How to select first chars with a custom word boundary?


I've test cases with a series of words like this :

    {
        input:    "Halley's Comet",
        expected: "HC",
    },
    {
        input:    "First In, First Out",
        expected: "FIFO",
    },
    {
        input:    "The Road _Not_ Taken",
        expected: "TRNT",
    },

I want with one regex to match all first letters of these words, avoid char: "_" to be matched as a first letter and count single quote in the word.
Currently, I have this regex working on pcre syntax but not with Go regexp package : (?<![a-zA-Z0-9'])([a-zA-Z0-9'])
I know lookarounds aren't supported by Go but I'm looking for a good way to do that.
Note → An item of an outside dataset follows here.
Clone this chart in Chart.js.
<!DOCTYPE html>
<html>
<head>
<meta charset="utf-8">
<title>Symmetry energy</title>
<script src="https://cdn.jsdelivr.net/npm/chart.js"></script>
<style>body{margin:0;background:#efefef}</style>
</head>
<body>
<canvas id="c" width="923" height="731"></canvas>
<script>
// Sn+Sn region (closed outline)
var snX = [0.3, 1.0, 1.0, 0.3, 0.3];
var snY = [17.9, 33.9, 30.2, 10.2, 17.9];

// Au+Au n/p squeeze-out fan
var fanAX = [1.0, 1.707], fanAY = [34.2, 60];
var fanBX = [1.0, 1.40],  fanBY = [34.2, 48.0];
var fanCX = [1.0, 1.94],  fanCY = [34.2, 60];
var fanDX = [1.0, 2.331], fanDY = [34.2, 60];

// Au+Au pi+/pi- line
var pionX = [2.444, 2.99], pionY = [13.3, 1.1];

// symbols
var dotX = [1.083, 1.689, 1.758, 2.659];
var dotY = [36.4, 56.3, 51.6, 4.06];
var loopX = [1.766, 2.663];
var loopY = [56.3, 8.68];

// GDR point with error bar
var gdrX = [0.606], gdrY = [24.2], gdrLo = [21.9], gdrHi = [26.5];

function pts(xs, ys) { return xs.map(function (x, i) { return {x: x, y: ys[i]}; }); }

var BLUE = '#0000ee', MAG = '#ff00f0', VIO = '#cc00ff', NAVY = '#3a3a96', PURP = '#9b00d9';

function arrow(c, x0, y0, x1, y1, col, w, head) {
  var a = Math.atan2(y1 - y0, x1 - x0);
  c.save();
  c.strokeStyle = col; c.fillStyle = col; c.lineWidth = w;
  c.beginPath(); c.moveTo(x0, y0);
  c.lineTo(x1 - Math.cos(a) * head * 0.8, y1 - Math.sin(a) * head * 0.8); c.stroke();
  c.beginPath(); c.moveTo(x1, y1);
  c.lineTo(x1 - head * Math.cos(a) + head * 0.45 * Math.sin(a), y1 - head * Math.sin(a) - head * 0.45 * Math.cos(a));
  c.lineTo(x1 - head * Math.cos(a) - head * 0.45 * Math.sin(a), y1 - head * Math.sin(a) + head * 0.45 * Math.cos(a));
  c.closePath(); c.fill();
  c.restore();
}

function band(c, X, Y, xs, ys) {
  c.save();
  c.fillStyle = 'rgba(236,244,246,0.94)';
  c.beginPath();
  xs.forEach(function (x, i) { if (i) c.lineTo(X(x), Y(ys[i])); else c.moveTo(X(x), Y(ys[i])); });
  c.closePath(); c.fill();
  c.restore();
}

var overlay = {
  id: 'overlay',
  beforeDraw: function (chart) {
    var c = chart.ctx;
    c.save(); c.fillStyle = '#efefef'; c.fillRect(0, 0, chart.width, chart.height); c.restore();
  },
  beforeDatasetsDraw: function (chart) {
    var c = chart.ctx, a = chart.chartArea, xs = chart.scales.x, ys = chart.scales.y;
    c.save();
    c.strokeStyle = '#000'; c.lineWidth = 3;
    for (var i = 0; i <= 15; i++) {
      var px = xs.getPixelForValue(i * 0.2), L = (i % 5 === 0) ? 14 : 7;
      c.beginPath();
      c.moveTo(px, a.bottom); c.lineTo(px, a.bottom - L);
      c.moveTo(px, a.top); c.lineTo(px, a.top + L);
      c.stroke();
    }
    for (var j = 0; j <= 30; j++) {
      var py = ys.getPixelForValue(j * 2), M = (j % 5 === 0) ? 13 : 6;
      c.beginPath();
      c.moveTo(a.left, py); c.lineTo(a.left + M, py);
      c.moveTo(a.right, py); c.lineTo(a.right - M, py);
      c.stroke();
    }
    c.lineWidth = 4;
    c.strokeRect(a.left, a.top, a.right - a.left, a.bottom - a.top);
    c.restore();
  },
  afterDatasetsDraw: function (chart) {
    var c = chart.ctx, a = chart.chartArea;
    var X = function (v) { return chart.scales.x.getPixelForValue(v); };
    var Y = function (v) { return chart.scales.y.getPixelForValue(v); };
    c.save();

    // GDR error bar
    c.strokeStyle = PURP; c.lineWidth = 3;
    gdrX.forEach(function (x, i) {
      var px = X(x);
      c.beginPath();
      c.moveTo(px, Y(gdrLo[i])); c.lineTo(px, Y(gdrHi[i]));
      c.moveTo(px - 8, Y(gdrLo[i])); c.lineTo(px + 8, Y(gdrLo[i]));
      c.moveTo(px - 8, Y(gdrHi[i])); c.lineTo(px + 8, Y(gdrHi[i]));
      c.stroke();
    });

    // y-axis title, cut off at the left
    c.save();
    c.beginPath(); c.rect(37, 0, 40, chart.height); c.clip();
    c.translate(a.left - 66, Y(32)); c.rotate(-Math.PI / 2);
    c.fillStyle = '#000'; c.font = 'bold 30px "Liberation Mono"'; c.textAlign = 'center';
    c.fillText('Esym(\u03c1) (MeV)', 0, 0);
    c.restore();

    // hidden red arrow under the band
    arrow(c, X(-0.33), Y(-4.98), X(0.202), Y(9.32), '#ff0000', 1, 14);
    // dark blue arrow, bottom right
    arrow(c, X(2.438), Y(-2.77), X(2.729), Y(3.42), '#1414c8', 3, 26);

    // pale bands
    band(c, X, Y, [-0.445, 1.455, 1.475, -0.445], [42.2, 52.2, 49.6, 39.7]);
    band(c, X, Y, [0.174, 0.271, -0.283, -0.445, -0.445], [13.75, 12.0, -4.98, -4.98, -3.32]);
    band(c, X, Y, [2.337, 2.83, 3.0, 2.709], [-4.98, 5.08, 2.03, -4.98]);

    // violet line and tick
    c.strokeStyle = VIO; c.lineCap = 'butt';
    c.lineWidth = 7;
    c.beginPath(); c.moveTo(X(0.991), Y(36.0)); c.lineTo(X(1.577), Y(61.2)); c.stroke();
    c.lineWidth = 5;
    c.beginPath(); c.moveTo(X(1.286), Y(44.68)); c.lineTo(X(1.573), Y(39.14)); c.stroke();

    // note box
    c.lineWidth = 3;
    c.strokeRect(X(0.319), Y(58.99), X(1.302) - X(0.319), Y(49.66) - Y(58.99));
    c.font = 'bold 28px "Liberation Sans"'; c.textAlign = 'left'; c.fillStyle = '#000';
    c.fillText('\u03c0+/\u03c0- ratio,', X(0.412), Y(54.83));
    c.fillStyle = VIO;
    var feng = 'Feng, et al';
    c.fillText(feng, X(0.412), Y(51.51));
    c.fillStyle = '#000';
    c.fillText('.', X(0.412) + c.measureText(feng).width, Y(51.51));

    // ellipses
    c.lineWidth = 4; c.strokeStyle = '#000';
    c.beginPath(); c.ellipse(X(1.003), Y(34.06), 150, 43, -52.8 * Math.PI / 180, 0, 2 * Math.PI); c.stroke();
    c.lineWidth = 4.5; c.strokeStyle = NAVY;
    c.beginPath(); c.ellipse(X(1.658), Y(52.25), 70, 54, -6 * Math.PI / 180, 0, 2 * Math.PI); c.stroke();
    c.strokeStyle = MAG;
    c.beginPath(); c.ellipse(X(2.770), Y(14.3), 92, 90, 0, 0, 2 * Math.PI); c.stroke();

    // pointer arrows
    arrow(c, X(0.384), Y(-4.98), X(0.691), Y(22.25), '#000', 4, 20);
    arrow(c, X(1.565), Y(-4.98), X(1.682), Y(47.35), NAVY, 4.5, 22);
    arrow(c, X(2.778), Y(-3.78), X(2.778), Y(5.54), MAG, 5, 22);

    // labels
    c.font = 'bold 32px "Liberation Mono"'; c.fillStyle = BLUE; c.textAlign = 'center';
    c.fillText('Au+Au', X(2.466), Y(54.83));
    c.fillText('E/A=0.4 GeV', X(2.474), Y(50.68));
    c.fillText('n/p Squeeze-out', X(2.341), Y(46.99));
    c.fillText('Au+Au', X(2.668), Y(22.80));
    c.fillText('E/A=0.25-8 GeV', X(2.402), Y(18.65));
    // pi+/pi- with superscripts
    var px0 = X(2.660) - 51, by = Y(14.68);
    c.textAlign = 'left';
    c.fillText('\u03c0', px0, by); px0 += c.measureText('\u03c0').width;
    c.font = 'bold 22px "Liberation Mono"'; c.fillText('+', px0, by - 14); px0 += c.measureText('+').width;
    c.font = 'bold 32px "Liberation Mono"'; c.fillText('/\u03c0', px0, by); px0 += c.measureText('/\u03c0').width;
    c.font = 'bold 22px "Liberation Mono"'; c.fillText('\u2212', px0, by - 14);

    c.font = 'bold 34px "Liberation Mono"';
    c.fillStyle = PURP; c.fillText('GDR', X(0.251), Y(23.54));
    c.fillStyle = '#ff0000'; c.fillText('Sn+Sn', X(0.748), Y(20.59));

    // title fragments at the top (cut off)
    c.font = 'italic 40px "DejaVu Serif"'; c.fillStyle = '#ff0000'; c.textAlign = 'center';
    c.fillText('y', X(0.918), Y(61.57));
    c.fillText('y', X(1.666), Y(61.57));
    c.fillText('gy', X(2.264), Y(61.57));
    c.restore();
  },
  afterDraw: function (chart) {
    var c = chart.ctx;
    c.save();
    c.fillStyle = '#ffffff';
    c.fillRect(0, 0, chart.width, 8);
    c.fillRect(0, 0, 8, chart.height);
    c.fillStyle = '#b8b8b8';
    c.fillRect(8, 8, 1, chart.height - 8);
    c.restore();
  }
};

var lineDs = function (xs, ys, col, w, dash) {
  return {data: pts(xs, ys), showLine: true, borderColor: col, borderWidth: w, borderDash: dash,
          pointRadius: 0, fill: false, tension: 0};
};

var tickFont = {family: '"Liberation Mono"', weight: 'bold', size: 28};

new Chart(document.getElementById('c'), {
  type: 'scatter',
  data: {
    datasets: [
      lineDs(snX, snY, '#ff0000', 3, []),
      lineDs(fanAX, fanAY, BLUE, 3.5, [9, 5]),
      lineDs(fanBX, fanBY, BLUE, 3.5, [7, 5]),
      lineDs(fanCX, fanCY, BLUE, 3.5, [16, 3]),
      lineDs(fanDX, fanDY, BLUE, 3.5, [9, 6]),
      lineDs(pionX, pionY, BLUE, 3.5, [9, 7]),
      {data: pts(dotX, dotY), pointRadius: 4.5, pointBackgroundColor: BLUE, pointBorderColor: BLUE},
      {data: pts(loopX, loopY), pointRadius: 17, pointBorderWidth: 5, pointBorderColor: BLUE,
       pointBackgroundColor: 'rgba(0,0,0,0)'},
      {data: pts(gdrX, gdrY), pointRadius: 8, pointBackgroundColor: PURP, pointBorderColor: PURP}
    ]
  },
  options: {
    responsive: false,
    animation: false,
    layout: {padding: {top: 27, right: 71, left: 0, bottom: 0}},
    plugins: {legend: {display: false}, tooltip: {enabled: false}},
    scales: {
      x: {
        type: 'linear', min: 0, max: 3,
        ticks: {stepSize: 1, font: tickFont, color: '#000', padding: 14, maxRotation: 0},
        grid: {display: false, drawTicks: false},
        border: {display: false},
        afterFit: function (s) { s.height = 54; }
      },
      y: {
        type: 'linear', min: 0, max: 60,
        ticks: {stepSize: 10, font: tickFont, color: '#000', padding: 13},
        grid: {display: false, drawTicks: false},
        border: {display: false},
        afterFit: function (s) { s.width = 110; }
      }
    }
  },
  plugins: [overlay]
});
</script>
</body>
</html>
I also use this func to get an array of all strings : re.FindAllString(s, -1)

Thanks for helping.


Solution

  • Something that plays with character classes and word boundaries should suffice:

    \b_*([a-z])[a-z]*(?:'s)?_*\b\W*
    

    demo

    Usage:

    package main
    
    import (
        "fmt"
        "regexp"
    )
    
    func main() {
        re := regexp.MustCompile(`(?i)\b_*([a-z])[a-z]*(?:'s)?_*\b\W*`)
        fmt.Println(re.ReplaceAllString("O'Brian's dog", "$1"))
    
    }